Another note: That wide football shaped area between the antennas can be loaded by anything containing water at or near 2.4Ghz. That frequency cannot pass through water and that is how a microwave oven works. The "football" shape is important. Even if something is several degrees off line-of-sight it is a significant load on your transmitter. You may be able to see from the center of your transmitting dish to the center of your receiving dish just fine, but any load just outside that line of sight is still affecting your signal strength. You must account for the space between the antennas, not just what the line of sight is. The center point between them is very significant to the loading and the resulting received signal.

However, we wanted to up the data bandwidth from 2Mbps to 4Mbps and we understood that a wider RF bandwidth was necessary to achieve this. (Our radio system can accommodate 5, 10 and 20 MHz bandwidths)

Doubling the data rate doubles the RF bandwidth signal. With the same power output, the power is spread over twice the spectrum. Noise power is proportional to bandwidth, so your signal to noise ratio at the receiver would be reduced to half or -6dB. So I would expect that your maximum range would be reduced.

While all of the above comments are accurate, they all focus on the transmitter/antenna system to fix the problem. Another method may be to add a small LNA (low-noise amplifier) to the receiver side to boost the reception above the noise-floor of its' mixer system. A good LNA for each receiver may be a lower cost solution with better value, and at the frequency range you are talking about, may be an off-the-shelf purchase.

(Just an option I would look into.)

First of all, be aware,that the art of specmanship -writing specifications one only attempts to reach - is alive and well with the folks in marketing. So take the written spec. with 3 grains of salt.

Yes, there are equations establishing relationships between factors relevant to transmission of data:

1,. The higher the gain of (either or both) antennas, the longer is your reach in an inverse square relation to the distance: you 4x the gain, you gain 2x the distance. An upgrade along these lines might be desirable.

2,. Your transmitter power is fixed. Either by possibilities or by regulation. If you spread it, you have proportionally less of it for every segment of the bandwith.

3,. The noise is assumed to be distributed evenly over every segment of the bandwith.

4,. Hence, the power to noise ratio goes down for the widening the bandwith for both 2,. and 3,. It can get expensive, but that is life.

5,. When you switch data rate, you might switch modulation mode to a more sensitive one. Be aware.
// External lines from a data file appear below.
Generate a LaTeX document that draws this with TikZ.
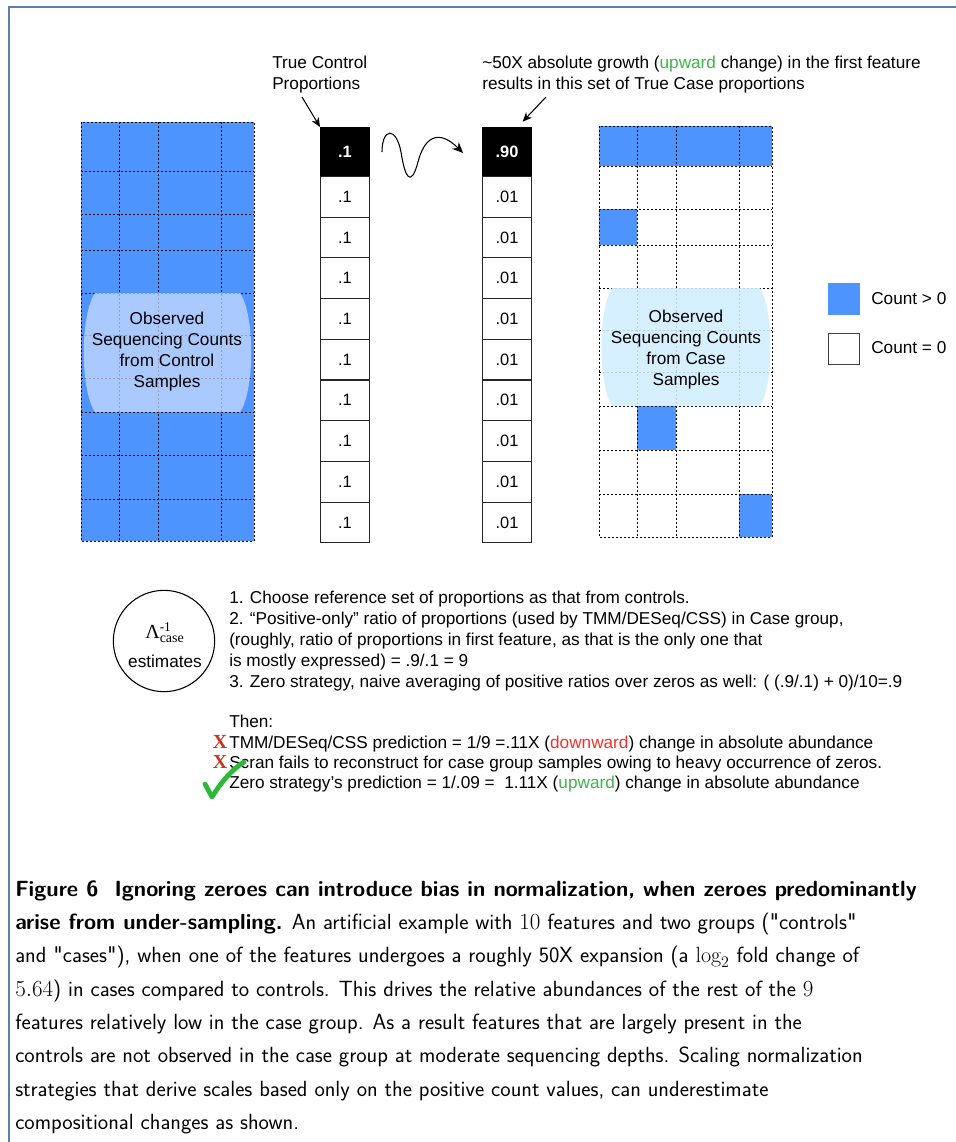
\documentclass[tikz,border=0pt]{standalone}
\usepackage{fontspec}
\usetikzlibrary{arrows.meta}
\newfontfamily\arialf{Liberation Sans}
\newfontfamily\tnrf{Liberation Serif}
\newfontfamily\qf{lmsans10-regular.otf}[Ligatures=TeXOff]
\newcommand\sq{{\qf"}}
\definecolor{frameblue}{HTML}{5B7FB3}
\definecolor{cellblue}{HTML}{4D94FF}
\definecolor{ovlblue}{HTML}{CFE0FF}
\definecolor{ovlcyan}{HTML}{D2EEFF}
\definecolor{upgreen}{HTML}{3DB54A}
\definecolor{downred}{HTML}{F0302A}
\definecolor{xred}{HTML}{C8361A}
\definecolor{checkgreen}{HTML}{2DB83A}
\tikzset{
  lbl/.style={font=\arialf\fontsize{12.9}{15.75}\selectfont, inner sep=0pt, align=left},
  gridline/.style={draw=black, line width=0.75pt, dash pattern=on 1.5pt off 1.5pt},
  propcell/.style={draw=black!85, line width=0.75pt, fill=white},
  topcell/.style={draw=black, line width=0.75pt, fill=black},
  celltxt/.style={font=\arialf\fontsize{12.3}{12}\selectfont, inner sep=0pt},
  toptxt/.style={font=\arialf\bfseries\fontsize{12.3}{12}\selectfont, text=white, inner sep=0pt},
  pointer/.style={-{Stealth[length=7pt,width=6pt]}, line width=0.8pt},
}
\begin{document}
\begin{tikzpicture}[x=0.75pt,y=-0.75pt]
\useasboundingbox (0,0) rectangle (956,1142);
% frame
\draw[frameblue, line width=0.9pt] (9,1142) -- (9,7) -- (956,7);

% ---------- left grid (controls) ----------
\fill[cellblue] (81,122) rectangle (254,541);
\foreach \yy in {171,214,250,293,335,378,412,455,499}
  \draw[gridline] (81,\yy) -- (254,\yy);
\foreach \xx in {119,158,221}
  \draw[gridline] (\xx,122) -- (\xx,541);
\draw[gridline] (81,122) rectangle (254,541);
\path[fill=ovlblue, fill opacity=0.72]
  (95,293) -- (240,293) .. controls (255,315) and (255,390) .. (240,412)
  -- (95,412) .. controls (80,390) and (80,315) .. (95,293) -- cycle;
\node[lbl, align=center] (ctrlobs) at (167,352)
  {Observed\\Sequencing Counts\\from Control\\Samples};

% ---------- right grid (cases) ----------
\fill[cellblue] (599,126) rectangle (772,166);
\fill[cellblue] (599,209) rectangle (637,245);
\fill[cellblue] (637,406) rectangle (676,450);
\fill[cellblue] (739,494) rectangle (772,537);
\foreach \yy in {166,209,245,288,330,372,406,450,494}
  \draw[gridline] (599,\yy) -- (772,\yy);
\foreach \xx in {637,676,739}
  \draw[gridline] (\xx,126) -- (\xx,537);
\draw[gridline] (599,126) rectangle (772,537);
\path[fill=ovlcyan, fill opacity=0.88]
  (612,288) -- (760,288) .. controls (774,310) and (774,385) .. (760,406)
  -- (612,406) .. controls (598,385) and (598,310) .. (612,288) -- cycle;
\node[lbl, align=center] (caseobs) at (686,350)
  {Observed\\Sequencing Counts\\from Case\\Samples};

% ---------- proportion columns ----------
\node[topcell, minimum width=36.75pt, minimum height=36.75pt, anchor=north west, inner sep=0pt] (c0) at (320,127) {};
\node[toptxt] at (c0) {.1};
\foreach \i in {1,...,9} {
  \pgfmathsetmacro{\yt}{176+(\i-1)*40.7}
  \node[propcell, minimum width=36.75pt, minimum height=30.5pt, anchor=north west, inner sep=0pt] (c\i) at (320,\yt) {};
  \node[celltxt] at (c\i) {.1};
}
\node[topcell, minimum width=36.75pt, minimum height=36.75pt, anchor=north west, inner sep=0pt] (d0) at (482,127) {};
\node[toptxt] at (d0) {.90};
\foreach \i in {1,...,9} {
  \pgfmathsetmacro{\yt}{176+(\i-1)*40.7}
  \node[propcell, minimum width=36.75pt, minimum height=30.5pt, anchor=north west, inner sep=0pt] (d\i) at (482,\yt) {};
  \node[celltxt] at (d\i) {.01};
}

% ---------- top labels ----------
\node[lbl, anchor=north west] (tcp) at (272,56) {True Control\\Proportions};
\node[lbl, anchor=north west] (growth) at (482,56)
  {\textasciitilde 50X absolute growth ({\color{upgreen}upward} change) in the first feature\\results in this set of True Case proportions};
\coordinate (a1s) at (302,97);
\coordinate (a2s) at (546,97);
\draw[pointer] (a1s) -- (c0.north west);
\draw[pointer] (a2s) -- ([xshift=-7pt,yshift=4pt]d0.north east);

% squiggle
\coordinate (sq0) at (382,152);
\coordinate (sq1) at (463,153);
\draw[-{Stealth[length=8pt,width=7pt]}, line width=0.8pt]
  (sq0) .. controls (382,128) and (396,126) .. (401,152)
  .. controls (405,178) and (411,188) .. (418,162)
  .. controls (424,138) and (438,128) .. (sq1);

% ---------- legend ----------
\node[fill=cellblue, minimum size=24pt, inner sep=0pt, anchor=north west] (lg1) at (828,283) {};
\node[draw=black!75, line width=0.8pt, fill=white, minimum size=23pt, inner sep=0pt, anchor=north west] (lg2) at (828,333) {};
\node[lbl, anchor=west] (lgt1) at (871,299) {Count > 0};
\node[lbl, anchor=west] (lgt2) at (871,348) {Count = 0};

% ---------- estimates ----------
\node[circle, draw=black, line width=0.8pt, minimum size=76pt, inner sep=0pt] (est) at (164,641) {};
\node[inner sep=0pt, anchor=base west] (lam) at (145,638) {\tnrf\fontsize{15}{15}\selectfont Λ$^{\mbox{\tnrf\fontsize{10}{10}\selectfont -1}}_{\mbox{\tnrf\fontsize{10.5}{10}\selectfont case}}$};
\node[lbl] (estt) at (165,661) {estimates};

\node[lbl, anchor=north west] (steps) at (229,591)
  {1. Choose reference set of proportions as that from controls.\\
   2. “Positive-only” ratio of proportions (used by TMM/DESeq/CSS) in Case group,\\
   (roughly, ratio of proportions in first feature, as that is the only one that\\
   is mostly expressed) = .9/.1 = 9\\
   3. Zero strategy, naive averaging of positive ratios over zeros as well: ( (.9/.1) + 0)/10=.9};

\node[lbl, anchor=north west, font=\arialf\fontsize{12.9}{15.2}\selectfont] (then) at (229,715)
  {Then:\\
   TMM/DESeq/CSS prediction = 1/9 =.11X ({\color{downred}downward}) change in absolute abundance\\
   Scran fails to reconstruct for case group samples owing to heavy occurrence of zeros.\\
   Zero strategy’s prediction = 1/.09 = \ 1.11X ({\color{upgreen}upward}) change in absolute abundance};
\node[inner sep=0pt, text=xred] (x1) at (220,742) {\tnrf\bfseries\fontsize{15}{15}\selectfont X};
\node[inner sep=0pt, text=xred] (x2) at (220,762) {\tnrf\bfseries\fontsize{15}{15}\selectfont X};
\draw[checkgreen, line width=3.6pt, line cap=round, line join=round]
  (205,784) -- (212,797) .. controls (220,784) and (230,771) .. (244,762);

% ---------- caption ----------
\node[anchor=north west, inner sep=0pt, align=left, font=\sffamily\fontsize{16.5}{25}\selectfont] (cap) at (15,880)
  {\textbf{Figure 6 \ Ignoring zeroes can introduce bias in normalization, when zeroes predominantly}\\
   \textbf{arise from under-sampling.} An artificial example with $10$ features and two groups (\sq controls\sq\\
   and \sq cases\sq), when one of the features undergoes a roughly 50X expansion (a $\log_2$ fold change of\\
   $5.64$) in cases compared to controls. This drives the relative abundances of the rest of the $9$\\
   features relatively low in the case group. As a result features that are largely present in the\\
   controls are not observed in the case group at moderate sequencing depths. Scaling normalization\\
   strategies that derive scales based only on the positive count values, can underestimate\\
   compositional changes as shown.};
\end{tikzpicture}
\end{document}
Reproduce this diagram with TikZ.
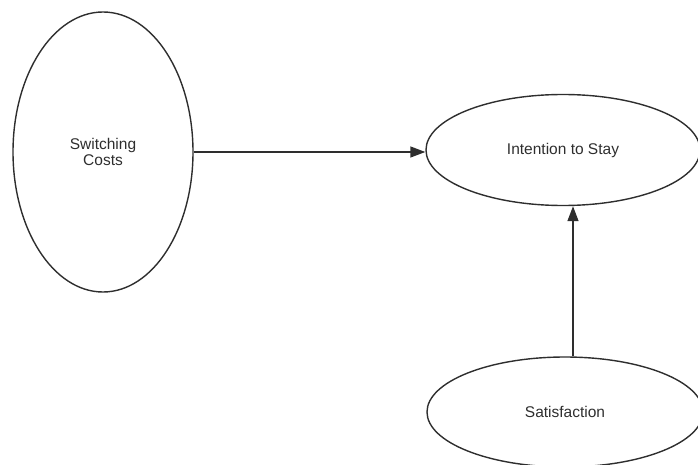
\documentclass[tikz,border=0pt]{standalone}
\usepackage{fontspec}
\setmainfont{Liberation Sans}
\usetikzlibrary{shapes.geometric,arrows.meta}
\definecolor{ink}{HTML}{2E2E2E}
\begin{document}
\begin{tikzpicture}[x=1pt,y=-1pt,
  construct/.style={draw=ink,line width=1.4pt,ellipse,inner sep=0pt,
    text=ink,font=\fontsize{15.5}{16}\selectfont,align=center},
  path/.style={draw=ink,line width=1.4pt,-{Triangle[length=15pt,width=11pt]}}]
  \useasboundingbox (0,0) rectangle (698,465);
  \node[construct,minimum width=180pt,minimum height=280pt] (sc) at (103,152) {Switching\\Costs};
  \node[construct,minimum width=274pt,minimum height=111pt] (its) at (563,150) {Intention to Stay};
  \node[construct,minimum width=276pt,minimum height=110pt] (sat) at (565,412) {Satisfaction};
  \draw[path] (sc.east) -- (sc.east -| its.west);
  \draw[path] ([xshift=8pt]sat.north) -- ([xshift=8pt]sat.north |- its.south);
\end{tikzpicture}
\end{document}
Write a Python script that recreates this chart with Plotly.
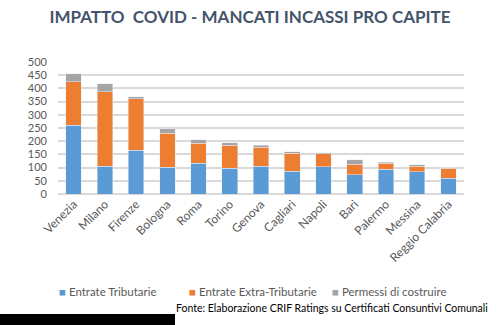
import plotly.graph_objects as go

cities = ["Venezia", "Milano", "Firenze", "Bologna", "Roma", "Torino", "Genova",
          "Cagliari", "Napoli", "Bari", "Palermo", "Messina", "Reggio Calabria"]
tributarie = [260, 105, 165, 102, 116, 97, 106, 87, 104, 72, 94, 85, 60]
extra_tributarie = [165, 282, 195, 129, 77, 88, 71, 67, 48, 40, 22, 21, 37]
permessi = [30, 30, 8, 16, 13, 9, 7, 6, 4, 17, 5, 4, 3]

series_names = ["Entrate Tributarie", "Entrate Extra-Tributarie", "Permessi di costruire"]
series_colors = ["#5B9BD5", "#ED7D31", "#A5A5A5"]

W, H = 500, 325
L, R, T, B = 58, 36, 62, 131
pw, ph = W - L - R, H - T - B

def px(x):
    return (x - L) / pw

def py(y):
    return (H - B - y) / ph

fig = go.Figure()
for name, vals, col in zip(series_names, [tributarie, extra_tributarie, permessi], series_colors):
    fig.add_bar(x=cities, y=vals, name=name, marker_color=col)

fig.update_layout(
    width=W, height=H,
    barmode="stack", bargap=0.5,
    margin=dict(l=L, r=R, t=T, b=B),
    paper_bgcolor="white", plot_bgcolor="white",
    font=dict(family="Lato, Open Sans, sans-serif", color="#595959"),
    title=dict(text="<b>IMPATTO  COVID - MANCATI INCASSI PRO CAPITE</b>",
               x=0.5, xanchor="center", y=1 - 17 / H, yanchor="middle",
               font=dict(size=17, color="#44546A")),
    xaxis=dict(tickangle=-45, tickfont=dict(size=12, color="#595959"),
               showgrid=False, showline=False, ticks=""),
    yaxis=dict(range=[0, 500], dtick=50, tickfont=dict(size=11, color="#595959"),
               gridcolor="#D9D9D9", gridwidth=1.5, zeroline=True,
               zerolinecolor="#D9D9D9", zerolinewidth=1.5, ticks="",
               ticklabelstandoff=10),
    showlegend=False,
)

# legend drawn as text entries
legend_x = [57, 187, 330]
for name, col, lx in zip(series_names, series_colors, legend_x):
    fig.add_annotation(text=f"<span style='color:{col}'>■</span> {name}",
                       xref="paper", yref="paper", x=px(lx), y=py(291),
                       xanchor="left", yanchor="middle", showarrow=False,
                       font=dict(size=11.5, color="#595959"))

fig.add_annotation(text="Fonte: Elaborazione CRIF Ratings su Certificati Consuntivi Comunali",
                   xref="paper", yref="paper", x=px(490), y=py(308),
                   xanchor="right", yanchor="middle", showarrow=False,
                   font=dict(size=10.5, color="#000000"))

fig.add_shape(type="rect", xref="paper", yref="paper",
              x0=px(0), x1=px(175), y0=py(325), y1=py(314),
              fillcolor="black", line_width=0, layer="above")

fig.write_html("out.html")
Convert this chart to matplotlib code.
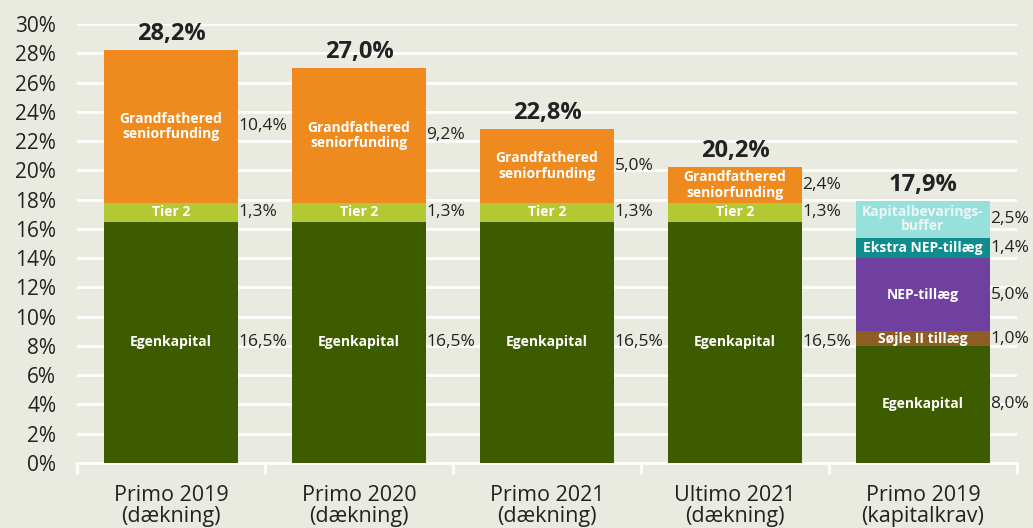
import matplotlib.pyplot as plt
import numpy as np

plt.rcParams['font.family'] = ['Open Sans', 'DejaVu Sans']

categories = ['Primo 2019\n(dækning)', 'Primo 2020\n(dækning)', 'Primo 2021\n(dækning)',
              'Ultimo 2021\n(dækning)', 'Primo 2019\n(kapitalkrav)']

# coverage columns (first four)
egenkapital = [16.5, 16.5, 16.5, 16.5]
tier2 = [1.3, 1.3, 1.3, 1.3]
grandfathered = [10.4, 9.2, 5.0, 2.4]
totals = [28.2, 27.0, 22.8, 20.2, 17.9]

# requirement column (last)
krav_labels = ['Egenkapital', 'Søjle II tillæg', 'NEP-tillæg', 'Ekstra NEP-tillæg', 'Kapitalbevarings-\nbuffer']
krav_values = [8.0, 1.0, 5.0, 1.4, 2.5]
krav_colors = ['#3d5c00', '#8e5d24', '#7040a0', '#0f8d8c', '#98e0dc']

yticks = np.arange(0, 31, 2)

bg = '#e9ebe1'
c_eg = '#3d5c00'
c_t2 = '#b2c934'
c_gf = '#ee8a1e'
width = 0.713


def fmt(v):
    return f'{v:.1f}%'.replace('.', ',')


fig = plt.figure(figsize=(10.33, 5.28), dpi=100, facecolor=bg)
ax = fig.add_axes([0.0745, 0.1231, 0.9100, 0.8314], facecolor=bg)

x = np.arange(len(categories))
xc = x[:4]

segments = [
    (egenkapital, c_eg, 'Egenkapital'),
    (tier2, c_t2, 'Tier 2'),
    (grandfathered, c_gf, 'Grandfathered\nseniorfunding'),
]
bottom = np.zeros(4)
for vals, col, name in segments:
    vals = np.array(vals)
    ax.bar(xc, vals, width, bottom=bottom, color=col, zorder=3)
    for xi, b, v in zip(xc, bottom, vals):
        ax.text(xi, b + v / 2, name, ha='center', va='center', color='white',
                fontsize=10, fontweight='bold', linespacing=1.1, zorder=4)
        ax.text(xi + width / 2 + 0.003, b + v / 2, fmt(v), ha='left', va='center',
                color='#222222', fontsize=12.5, zorder=4)
    bottom += vals

b = 0.0
for name, v, col in zip(krav_labels, krav_values, krav_colors):
    ax.bar(x[4], v, width, bottom=b, color=col, zorder=3)
    tc = '#eef6f4' if col == '#98e0dc' else 'white'
    ax.text(x[4], b + v / 2, name, ha='center', va='center', color=tc,
            fontsize=10, fontweight='bold', linespacing=1.0, zorder=4)
    ax.text(x[4] + width / 2 + 0.003, b + v / 2, fmt(v), ha='left', va='center',
            color='#222222', fontsize=12.5, zorder=4)
    b += v

for xi, t in zip(x, totals):
    ax.text(xi, t + 0.3, fmt(t), ha='center', va='bottom', color='#222222',
            fontsize=17, fontweight='bold', zorder=4)

ax.set_xlim(-0.5, 4.5)
ax.set_ylim(0, 30)
ax.set_yticks(yticks)
ax.set_yticklabels([f'{t}%' for t in yticks], fontsize=15, color='#222222')
ax.set_xticks(x)
ax.set_xticklabels(categories, fontsize=15.5, color='#222222', linespacing=1.0)
ax.tick_params(axis='y', length=0, pad=15)
ax.tick_params(axis='x', length=0, pad=16)
ax.set_xticks(np.arange(-0.5, 5.0, 1.0), minor=True)
ax.tick_params(axis='x', which='minor', length=8, color='white', width=2)
ax.grid(axis='y', color='white', linewidth=2, zorder=0)
ax.set_axisbelow(True)
for s in ax.spines.values():
    s.set_visible(False)
ax.axhline(0, color='white', linewidth=2, zorder=1, clip_on=False)

fig.savefig('out.png', dpi=100, facecolor=bg)
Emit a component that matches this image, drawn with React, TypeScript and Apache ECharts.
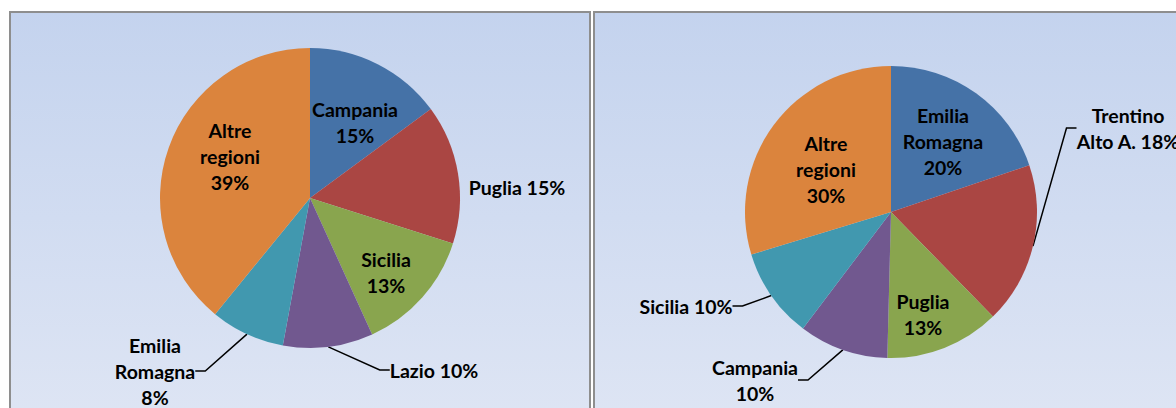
import React, { useEffect, useRef } from "react";
import * as echarts from "echarts";

// ---- data ----
const leftCategories = ["Campania", "Puglia", "Sicilia", "Lazio", "Emilia\nRomagna", "Altre\nregioni"];
const leftValues = [14.9, 15.0, 13.3, 9.7, 8.0, 39.1];
const leftBreak = [true, false, true, false, true, true];

const rightCategories = ["Emilia\nRomagna", "Trentino\nAlto A.", "Puglia", "Campania", "Sicilia", "Altre\nregioni"];
const rightValues = [19.8, 17.9, 12.7, 9.9, 10.0, 29.7];
const rightBreak = [true, false, true, true, false, true];

const colors = ["#4572A7", "#AA4643", "#89A54E", "#71588F", "#4198AF", "#DB843D"];

// ---- label layout (positions, not data) ----
const leftInside = [true, true, true, false, false, true];
const leftLabelPos = [[355, 122], [517, 187], [386, 272], [434, 370], [155, 371], [230, 156]];
const rightInside = [true, false, true, false, false, true];
const rightLabelPos = [[943, 141], [1128, 128], [923, 314], [755, 380], [686, 306], [826, 169]];

const FONT = "Lato, 'Open Sans', sans-serif";

function buildSeries(
  cats: string[],
  vals: number[],
  brk: boolean[],
  noLine: boolean[],
  pos: number[][],
  center: number[],
  radius: number
) {
  return {
    type: "pie",
    center,
    radius,
    startAngle: 90,
    clockwise: true,
    avoidLabelOverlap: false,
    itemStyle: { borderWidth: 0 },
    label: {
      show: true,
      color: "#000",
      fontFamily: FONT,
      fontWeight: "bold",
      fontSize: 19.5,
      lineHeight: 26,
      align: "center",
      formatter: (p: any) => {
        const sep = brk[p.dataIndex] ? "\n" : " ";
        return p.name + sep + Math.round(p.value) + "%";
      },
    },
    labelLine: {
      show: true,
      length: 15,
      length2: 10,
      lineStyle: { color: "#000", width: 1.5 },
    },
    labelLayout: (params: any) => {
      const i = params.dataIndex;
      return {
        x: pos[i][0],
        y: pos[i][1],
        align: "center",
        verticalAlign: "middle",
        hideOverlap: false,
      };
    },
    data: cats.map((name, i) => ({
      name,
      value: vals[i],
      itemStyle: { color: colors[i] },
      labelLine: { show: !noLine[i] },
    })),
  };
}

export default function App() {
  const ref = useRef<HTMLDivElement>(null);
  useEffect(() => {
    if (!ref.current) return;
    const chart = echarts.init(ref.current, null, { renderer: "svg" });
    const grad = {
      type: "linear",
      x: 0,
      y: 0,
      x2: 0,
      y2: 1,
      colorStops: [
        { offset: 0, color: "#C4D3EE" },
        { offset: 1, color: "#DEE5F4" },
      ],
    };
    chart.setOption({
      animation: false,
      backgroundColor: "#ffffff",
      graphic: [
        {
          type: "rect",
          z: -10,
          shape: { x: 10, y: 12, width: 580, height: 410 },
          style: { fill: grad, stroke: "#8E8E8E", lineWidth: 2 },
        },
        {
          type: "rect",
          z: -10,
          shape: { x: 594, y: 12, width: 600, height: 410 },
          style: { fill: grad, stroke: "#8E8E8E", lineWidth: 2 },
        },
      ],
      series: [
        buildSeries(leftCategories, leftValues, leftBreak, leftInside, leftLabelPos, [310, 198], 150),
        buildSeries(rightCategories, rightValues, rightBreak, rightInside, rightLabelPos, [891, 212], 146),
      ],
    });
    return () => chart.dispose();
  }, []);
  return (
    <div
      ref={ref}
      style={{ position: "absolute", left: 0, top: 0, width: 1176, height: 408 }}
    />
  );
}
6,. IF the noise factor of either end is 3dB or higher, a LNA (low noise preamplifier) with lower noise factor is a quick way to upgrade, if physically possible. In most cases there is no way to insert the box. Keep in mind, that the same path between the electronics and the antenna is normally used both for transmit and receive.

7,. One factor does need more explanation, because it was left out of the discussion entirely.

Unless you transmit from a hillside thru an unobstructed path to the other hillside, that is. Normal folks grapple with the problems of the topography, where the trees, weeds and buildings literally eat up the meager transmitted power underway.

Raising one or both antennas is usually the answer to your problem. Frequently it takes ingenious solutions. This one takes real work.

Good luck. Let's hear from the progress.